WHAT NEEDS TO BE DONE -
Could you write out every record below exactly, leaving out any pictures?

::::::::

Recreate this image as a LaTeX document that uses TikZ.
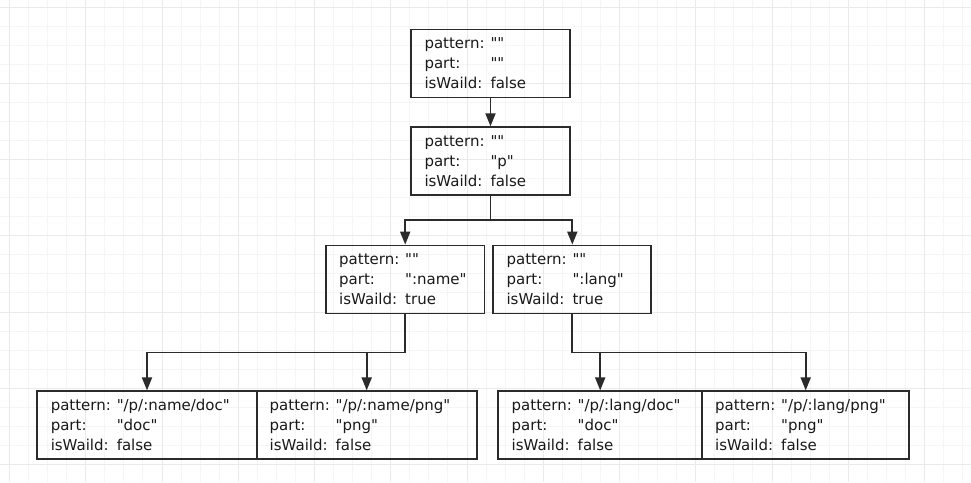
\documentclass[tikz,border=0pt]{standalone}
\usepackage{fontspec}
\setmainfont{DejaVu Sans}[Ligatures=TeXOff]
\usetikzlibrary{arrows.meta}
\definecolor{ink}{HTML}{2B2B2B}
\definecolor{txt}{HTML}{1A1A1A}
\definecolor{gridminor}{HTML}{F5F5F5}
\definecolor{gridmajor}{HTML}{EAEAEA}
\newcommand{\q}{"}
\newcommand{\kv}[2]{\makebox[66pt][l]{#1}#2}
\newcommand{\rec}[3]{\kv{pattern:}{\q#1\q}\\\kv{part:}{\q#2\q}\\\kv{isWaild:}{#3}}
\tikzset{
  box/.style={draw=ink, line width=1.8pt, rectangle, inner sep=0pt,
    minimum height=68pt, text=txt, align=left,
    font=\fontsize{15}{20}\selectfont},
  conn/.style={draw=ink, line width=1.8pt, -{Triangle[length=13pt,width=10pt]}},
  line/.style={draw=ink, line width=1.8pt},
}
\begin{document}
\begin{tikzpicture}[x=1pt,y=-1pt]
\useasboundingbox (0,0) rectangle (971,482);
\fill[white] (0,0) rectangle (971,482);
% grid
\foreach \i in {-1,...,51} {
  \draw[gridminor, line width=1pt] ({9.5+19.0625*\i},0) -- ({9.5+19.0625*\i},482);
}
\foreach \i in {-1,...,25} {
  \draw[gridminor, line width=1pt] (0,{7+19.0625*\i}) -- (971,{7+19.0625*\i});
}
\foreach \i in {0,...,12} {
  \draw[gridmajor, line width=1pt] ({9.5+76.25*\i},0) -- ({9.5+76.25*\i},482);
}
\foreach \i in {0,...,6} {
  \draw[gridmajor, line width=1pt] (0,{7+76.25*\i}) -- (971,{7+76.25*\i});
}
% nodes
\node[box, minimum width=158.5pt, text width=132pt] (A) at (490.5,63.5) {\rec{}{}{false}};
\node[box, minimum width=158.5pt, text width=132pt] (B) at (490.5,161.2) {\rec{}{p}{false}};
\node[box, minimum width=158.5pt, text width=132pt] (C) at (405.2,279.5) {\rec{}{:name}{true}};
\node[box, minimum width=158pt, text width=131.5pt] (D) at (572.3,279.5) {\rec{}{:lang}{true}};
\node[box, minimum width=219.4pt, text width=192.5pt] (E) at (147,425.3) {\rec{/p/:name/doc}{doc}{false}};
\node[box, minimum width=220pt, text width=194pt] (F) at (366.7,425.3) {\rec{/p/:name/png}{png}{false}};
\node[box, minimum width=203.7pt, text width=177pt] (G) at (600.2,425.3) {\rec{/p/:lang/doc}{doc}{false}};
\node[box, minimum width=207.3pt, text width=181pt] (H) at (805.7,425.3) {\rec{/p/:lang/png}{png}{false}};
% junction points
\coordinate (jB) at (B.south |- 0,220);
\coordinate (jC) at (C.south |- 0,352.5);
\coordinate (jD) at (D.south |- 0,352.5);
% connectors
\draw[conn] (A.south) -- (B.north);
\draw[line] (B.south) -- (jB);
\draw[conn] (jB) -| (C.north);
\draw[conn] (jB) -| (D.north);
\draw[line] (C.south) -- (jC);
\draw[conn] (jC) -| (E.north);
\draw[conn] (jC) -| (F.north);
\draw[line] (D.south) -- (jD);
\draw[conn] (jD) -| (G.north);
\draw[conn] (jD) -| (H.north);
\end{tikzpicture}
\end{document}
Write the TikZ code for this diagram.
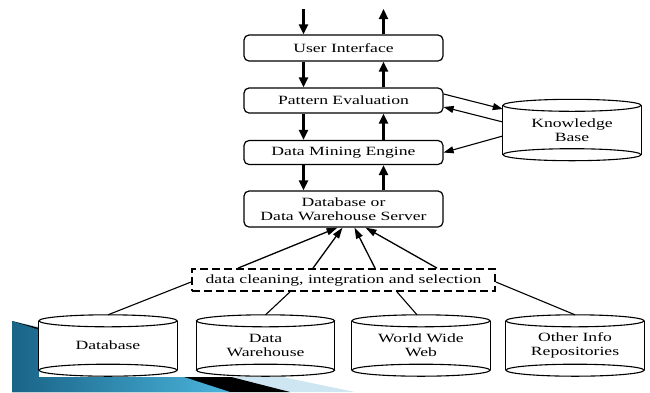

::::::::

ANSWER FOR THIS EXERCISE -
Recreate this image as a LaTeX document that uses TikZ.
\documentclass[tikz,border=0pt]{standalone}
\usepackage{fontspec}
\setmainfont{DejaVu Sans}[Ligatures=TeXOff]
\usetikzlibrary{arrows.meta}
\definecolor{ink}{HTML}{2B2B2B}
\definecolor{txt}{HTML}{1A1A1A}
\definecolor{gridminor}{HTML}{F5F5F5}
\definecolor{gridmajor}{HTML}{EAEAEA}
\newcommand{\q}{"}
\newcommand{\kv}[2]{\makebox[66pt][l]{#1}#2}
\newcommand{\rec}[3]{\kv{pattern:}{\q#1\q}\\\kv{part:}{\q#2\q}\\\kv{isWaild:}{#3}}
\tikzset{
  box/.style={draw=ink, line width=1.8pt, rectangle, inner sep=0pt,
    minimum height=68pt, text=txt, align=left,
    font=\fontsize{15}{20}\selectfont},
  conn/.style={draw=ink, line width=1.8pt, -{Triangle[length=13pt,width=10pt]}},
  line/.style={draw=ink, line width=1.8pt},
}
\begin{document}
\begin{tikzpicture}[x=1pt,y=-1pt]
\useasboundingbox (0,0) rectangle (971,482);
\fill[white] (0,0) rectangle (971,482);
% grid
\foreach \i in {-1,...,51} {
  \draw[gridminor, line width=1pt] ({9.5+19.0625*\i},0) -- ({9.5+19.0625*\i},482);
}
\foreach \i in {-1,...,25} {
  \draw[gridminor, line width=1pt] (0,{7+19.0625*\i}) -- (971,{7+19.0625*\i});
}
\foreach \i in {0,...,12} {
  \draw[gridmajor, line width=1pt] ({9.5+76.25*\i},0) -- ({9.5+76.25*\i},482);
}
\foreach \i in {0,...,6} {
  \draw[gridmajor, line width=1pt] (0,{7+76.25*\i}) -- (971,{7+76.25*\i});
}
% nodes
\node[box, minimum width=158.5pt, text width=132pt] (A) at (490.5,63.5) {\rec{}{}{false}};
\node[box, minimum width=158.5pt, text width=132pt] (B) at (490.5,161.2) {\rec{}{p}{false}};
\node[box, minimum width=158.5pt, text width=132pt] (C) at (405.2,279.5) {\rec{}{:name}{true}};
\node[box, minimum width=158pt, text width=131.5pt] (D) at (572.3,279.5) {\rec{}{:lang}{true}};
\node[box, minimum width=219.4pt, text width=192.5pt] (E) at (147,425.3) {\rec{/p/:name/doc}{doc}{false}};
\node[box, minimum width=220pt, text width=194pt] (F) at (366.7,425.3) {\rec{/p/:name/png}{png}{false}};
\node[box, minimum width=203.7pt, text width=177pt] (G) at (600.2,425.3) {\rec{/p/:lang/doc}{doc}{false}};
\node[box, minimum width=207.3pt, text width=181pt] (H) at (805.7,425.3) {\rec{/p/:lang/png}{png}{false}};
% junction points
\coordinate (jB) at (B.south |- 0,220);
\coordinate (jC) at (C.south |- 0,352.5);
\coordinate (jD) at (D.south |- 0,352.5);
% connectors
\draw[conn] (A.south) -- (B.north);
\draw[line] (B.south) -- (jB);
\draw[conn] (jB) -| (C.north);
\draw[conn] (jB) -| (D.north);
\draw[line] (C.south) -- (jC);
\draw[conn] (jC) -| (E.north);
\draw[conn] (jC) -| (F.north);
\draw[line] (D.south) -- (jD);
\draw[conn] (jD) -| (G.north);
\draw[conn] (jD) -| (H.north);
\end{tikzpicture}
\end{document}
Write the TikZ code for this diagram.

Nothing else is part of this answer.